Items -
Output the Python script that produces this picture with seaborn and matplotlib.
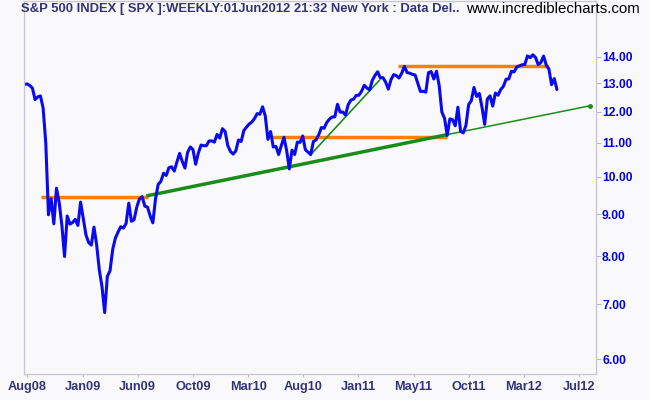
import matplotlib
matplotlib.use('Agg')
import matplotlib.pyplot as plt
import matplotlib.ticker as mticker
import seaborn as sns
import pandas as pd

# weekly closes, S&P 500 (Aug 2008 - Jun 2012)
closes_2008 = [1296.3, 1298.2, 1292.2, 1282.8, 1242.3, 1251.7, 1255.1, 1213.3, 1099.2, 899.2,
               940.6, 876.8, 968.8, 931.0, 873.3, 800.0, 896.2, 876.1, 879.7, 887.9, 872.8]
closes_2009 = [931.8, 890.4, 850.1, 832.0, 825.9, 868.6, 826.8, 770.1, 735.1, 683.4,
               756.6, 768.5, 815.9, 842.5, 856.6, 869.6, 866.2, 877.5, 929.2, 882.9,
               887.0, 919.1, 940.1, 946.2, 921.2, 918.9, 896.4, 879.1, 940.4, 979.3,
               987.5, 1010.5, 1004.1, 1026.1, 1028.9, 1016.4, 1042.7, 1068.3, 1044.4, 1025.2,
               1071.5, 1087.7, 1079.6, 1036.2, 1069.3, 1093.5, 1091.4, 1091.5, 1106.0, 1106.4,
               1102.5, 1126.5, 1115.1]
closes_2010 = [1145.0, 1136.0, 1091.8, 1073.9, 1066.2, 1075.5, 1109.2, 1104.5, 1138.7, 1150.0,
               1159.9, 1166.6, 1178.1, 1194.4, 1192.1, 1217.3, 1186.7, 1110.9, 1135.7, 1087.7,
               1089.4, 1064.9, 1091.6, 1117.5, 1076.8, 1022.6, 1078.0, 1064.9, 1102.7, 1101.6,
               1121.6, 1079.3, 1071.7, 1064.6, 1104.5, 1109.6, 1125.6, 1148.7, 1146.2, 1165.2,
               1176.2, 1183.1, 1183.3, 1225.9, 1199.2, 1199.7, 1189.4, 1224.7, 1240.4, 1243.9,
               1256.8, 1257.6]
closes_2011 = [1271.5, 1293.2, 1283.4, 1276.3, 1310.9, 1329.2, 1343.0, 1319.9, 1321.2, 1304.3,
               1279.2, 1313.8, 1332.4, 1328.2, 1319.7, 1337.4, 1363.6, 1340.2, 1337.8, 1333.3,
               1331.1, 1300.2, 1271.0, 1271.5, 1268.5, 1339.7, 1343.8, 1316.1, 1345.0, 1292.3,
               1199.4, 1178.8, 1123.5, 1176.8, 1174.0, 1154.2, 1216.0, 1136.4, 1131.4, 1155.5,
               1224.6, 1238.3, 1285.1, 1253.2, 1263.9, 1215.7, 1158.7, 1244.3, 1255.2, 1219.7,
               1265.3, 1257.6]
closes_2012 = [1277.8, 1289.1, 1315.4, 1316.3, 1344.9, 1342.6, 1361.2, 1365.7, 1369.6, 1370.9,
               1404.2, 1397.1, 1408.5, 1398.1, 1370.3, 1378.5, 1403.4, 1369.1, 1353.4, 1295.2,
               1317.8, 1278.0]

# trend lines drawn on the chart
support_dates = ['2009-06-23', '2011-08-19', '2012-08-27']
support_vals = [948, 1126, 1221]
channel_dates = ['2010-08-27', '2011-02-23']
channel_vals = [1064.6, 1312]
resist1_dates = ['2008-09-21', '2009-06-28']
resist1_level = 945
resist2_dates = ['2010-05-14', '2011-08-19']
resist2_level = 1120
resist3_dates = ['2011-04-11', '2012-05-09']
resist3_level = 1364

y_ticks = [600, 700, 800, 900, 1000, 1100, 1200, 1300, 1400]
x_labels = ['Aug08', 'Jan09', 'Jun09', 'Oct09', 'Mar10', 'Aug10',
            'Jan11', 'May11', 'Oct11', 'Mar12', 'Jul12']

closes = closes_2008 + closes_2009 + closes_2010 + closes_2011 + closes_2012
start = pd.Timestamp('2008-08-08')
df = pd.DataFrame({'date': pd.date_range(start, periods=len(closes), freq='7D'),
                   'close': closes})

sns.set_theme(style='white')
plt.rcParams['font.family'] = ['Liberation Sans', 'DejaVu Sans']

bg = '#F9F9FB'
fig = plt.figure(figsize=(6.5, 4), dpi=100, facecolor=bg)
ax = fig.add_axes([24 / 650, 26 / 400, 572 / 650, 373 / 400], facecolor=bg)

orange = '#FF7F00'
green = '#1A8C1A'
for d, lv in [(resist1_dates, resist1_level), (resist2_dates, resist2_level),
              (resist3_dates, resist3_level)]:
    ax.plot(pd.to_datetime(d), [lv, lv], color=orange, lw=2.5, solid_capstyle='butt')

sd = pd.to_datetime(support_dates)
ax.plot(sd[:2], support_vals[:2], color=green, lw=2.5, solid_capstyle='butt')
ax.plot(sd[1:], support_vals[1:], color=green, lw=1.1)
ax.plot(sd[-1:], support_vals[-1:], marker='o', ms=2.5, color=green)
ax.plot(pd.to_datetime(channel_dates), channel_vals, color=green, lw=1.2)

sns.lineplot(data=df, x='date', y='close', ax=ax, color='#0A0AF0', lw=2.2)

ax.set_yscale('log')
ax.set_ylim(575.3, 1638)
ax.set_xlim(start - pd.Timedelta(days=1), start + pd.Timedelta(weeks=213.6))
ax.yaxis.tick_right()
ax.yaxis.set_major_locator(mticker.FixedLocator(y_ticks))
ax.yaxis.set_minor_locator(mticker.NullLocator())
ax.set_yticklabels([f'{v / 100:.2f}' for v in y_ticks])

xt = [start + pd.Timedelta(weeks=1.12 + 20.62 * i) for i in range(len(x_labels))]
ax.set_xticks(xt)
ax.set_xticklabels(x_labels)
ax.set_xlabel('')
ax.set_ylabel('')

ax.tick_params(axis='y', which='major', right=True, left=False, direction='out',
               length=3.6, width=0.8, color='#B8B8C8', pad=0.8,
               labelsize=8.7, labelcolor='#0000E0')
ax.tick_params(axis='x', which='major', bottom=True, direction='out',
               length=2.2, width=0.8, color='#B8B8C8', pad=3,
               labelsize=9.2, labelcolor='#333377')
for lab in ax.get_xticklabels() + ax.get_yticklabels():
    lab.set_fontweight('bold')
for sp in ax.spines.values():
    sp.set_color('#C4C4D2')
    sp.set_linewidth(0.9)

fig.text(21 / 650, 1 - 9 / 400,
         'S&P 500 INDEX [ SPX ]:WEEKLY:01Jun2012 21:32 New York : Data Del..',
         ha='left', va='center', fontsize=9.4, fontweight='bold', color='#333377')
fig.text(640 / 650, 1 - 9 / 400, 'www.incrediblecharts.com',
         ha='right', va='center', fontsize=10.8, color='black')

fig.savefig('out.png', dpi=100, facecolor=bg)
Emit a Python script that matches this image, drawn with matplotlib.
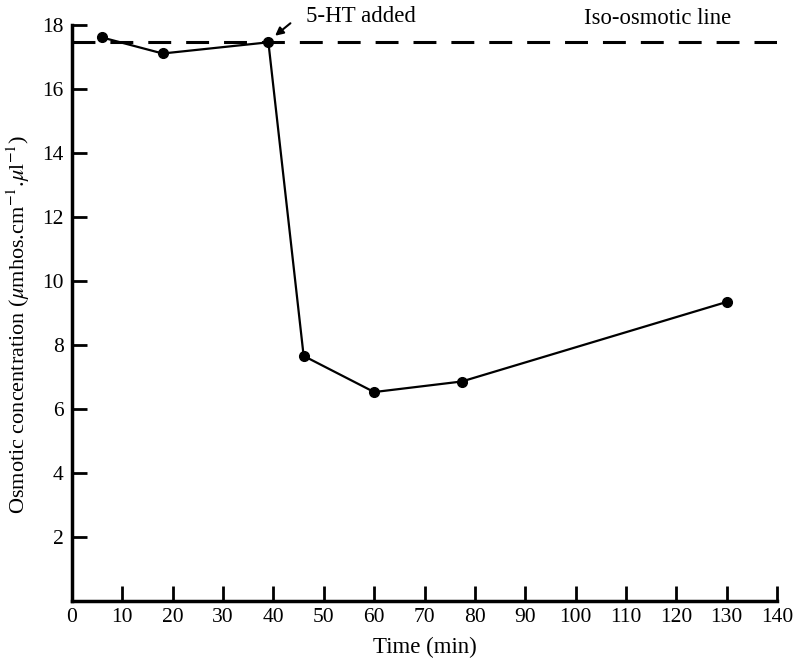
import matplotlib
matplotlib.use('Agg')
import matplotlib.pyplot as plt
import numpy as np

# Tempo (min) e concentracao osmotica
tempo = [6.0, 18.0, 39.0, 46.0, 60.0, 77.4, 130.1]
osmo = [17.6, 17.1, 17.45, 7.65, 6.52, 6.85, 9.34]
iso_osmotico = 17.47

xticks = list(range(0, 141, 10))
yticks = list(range(2, 19, 2))

plt.rcParams['font.family'] = ['Liberation Serif', 'DejaVu Serif']
plt.rcParams['mathtext.fontset'] = 'stix'

fig = plt.figure(figsize=(7.96, 6.63), dpi=100)
ax = fig.add_axes([72/796, 62.3/663, 705/796, 576/663])

# linha iso-osmotica tracejada
ax.axhline(iso_osmotico, color='k', linewidth=2.2, dashes=(7.5, 4.9))
ax.plot(tempo, osmo, color='k', linewidth=1.6, marker='o', markersize=7)

ax.set_xlim(0, 140)
ax.set_ylim(0, 18)
ax.set_xticks(xticks)
ax.set_yticks(yticks)
ax.tick_params(direction='in', length=11, width=2, labelsize=15.5, pad=6)
ax.tick_params(axis='x', pad=5)

for s in ['top', 'right']:
    ax.spines[s].set_visible(False)
ax.spines['left'].set_linewidth(2.5)
ax.spines['bottom'].set_linewidth(2.5)

ax.set_xlabel('Time (min)', fontsize=16.5)
ax.set_ylabel(r'Osmotic concentration ($\mu$mhos.cm$^{-1}$.$\mu$l$^{-1}$)', fontsize=16)
ax.yaxis.set_label_coords(-0.057, 0.48)
ax.xaxis.set_label_coords(0.5, -0.062)

ax.annotate('', xy=(39.9, 17.6), xytext=(43.8, 18.1),
            arrowprops=dict(arrowstyle='-|>', color='k', lw=1.5, mutation_scale=12),
            annotation_clip=False)
ax.text(46.4, 18.27, '5-HT added', fontsize=16.5, ha='left', va='center')
ax.text(101.6, 18.2, 'Iso-osmotic line', fontsize=16.3, ha='left', va='center')

fig.savefig('out.png', dpi=100)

Aim - Search the data for the string "that" and copy each line where it appears.

The result -
Output the Python script that produces this picture with seaborn and matplotlib.
Emit a Python script that matches this image, drawn with matplotlib.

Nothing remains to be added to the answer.